Inspiring a famous movie franchise isn’t enough justification for a biopic, and the filmmakers don’t quite find whatever it was that made Wepner a compelling enough figure for Sylvester Stallone to take notice.

Liev Schreiber plays the boxer, who also had a liquor route and, according to the movie, a habit of boozing, downing drugs and womanizing that defined him as much as anything else. The movie showcases his modest rise through the fighting ranks and subsequent extreme and steadfast descent.

Filmmaker Philippe Falardeau painstakingly recreates the era, transcending the trappings like plaid jackets, big mustaches and sweaty disco clubs with an effortlessly naturalistic approach that directly reflects the prevailing cinematic style in Hollywood during that decade. “Chuck” looks and feels like a ’70s movie.

Schreiber gives a performance of great conviction, in which his Wepner is both powerful and pathetic, often simultaneously.
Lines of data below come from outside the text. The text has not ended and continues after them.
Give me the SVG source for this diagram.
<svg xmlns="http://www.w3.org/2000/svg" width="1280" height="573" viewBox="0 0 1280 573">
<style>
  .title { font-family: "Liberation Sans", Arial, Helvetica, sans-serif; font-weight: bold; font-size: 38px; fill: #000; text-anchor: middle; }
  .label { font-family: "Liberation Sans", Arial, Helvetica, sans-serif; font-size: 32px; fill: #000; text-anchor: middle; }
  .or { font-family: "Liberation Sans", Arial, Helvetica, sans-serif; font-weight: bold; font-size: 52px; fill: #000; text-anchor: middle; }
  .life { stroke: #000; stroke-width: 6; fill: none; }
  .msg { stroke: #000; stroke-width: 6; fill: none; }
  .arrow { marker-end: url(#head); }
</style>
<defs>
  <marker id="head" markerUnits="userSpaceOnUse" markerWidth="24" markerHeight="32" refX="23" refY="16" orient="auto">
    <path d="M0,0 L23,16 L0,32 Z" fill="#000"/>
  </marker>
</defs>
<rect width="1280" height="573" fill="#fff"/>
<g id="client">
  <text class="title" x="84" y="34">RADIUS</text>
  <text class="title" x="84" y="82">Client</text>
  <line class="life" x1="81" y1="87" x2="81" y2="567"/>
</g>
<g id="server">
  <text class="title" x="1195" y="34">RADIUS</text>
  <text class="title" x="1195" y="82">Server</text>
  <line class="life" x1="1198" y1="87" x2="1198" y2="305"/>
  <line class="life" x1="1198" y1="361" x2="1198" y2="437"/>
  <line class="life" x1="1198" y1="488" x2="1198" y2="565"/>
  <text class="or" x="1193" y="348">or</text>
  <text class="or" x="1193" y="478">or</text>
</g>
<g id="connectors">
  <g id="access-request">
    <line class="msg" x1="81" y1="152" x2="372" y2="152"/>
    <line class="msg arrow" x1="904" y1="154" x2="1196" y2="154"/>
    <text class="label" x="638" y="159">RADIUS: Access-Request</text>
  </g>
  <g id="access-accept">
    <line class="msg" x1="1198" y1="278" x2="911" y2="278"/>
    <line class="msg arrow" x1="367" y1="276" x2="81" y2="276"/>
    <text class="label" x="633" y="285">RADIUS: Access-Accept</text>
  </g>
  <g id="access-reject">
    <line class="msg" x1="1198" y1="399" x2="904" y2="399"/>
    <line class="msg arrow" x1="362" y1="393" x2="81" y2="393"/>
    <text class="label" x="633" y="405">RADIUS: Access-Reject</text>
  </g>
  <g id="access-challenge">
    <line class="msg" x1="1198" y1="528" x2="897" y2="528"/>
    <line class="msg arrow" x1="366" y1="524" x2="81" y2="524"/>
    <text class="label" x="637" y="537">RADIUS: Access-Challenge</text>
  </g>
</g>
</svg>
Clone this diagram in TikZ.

It’s a rich part, encapsulating a range of highs and lows pitched at a rapid-fire pace that allows for the projection of a great degree of confidence and vulnerability, a rapid swinging from the top of the world to the depths of addiction and self-destruction.

The film gets at something fundamental, in its own particular way: In life, one minute you’re fighting Ali, the next it’s a celebrity bear. The story’s just not as interesting as the filmmakers think it is and spends too much time on Chuck’s downward spiral. When it comes to this sort of existence, we’ve seen it all before.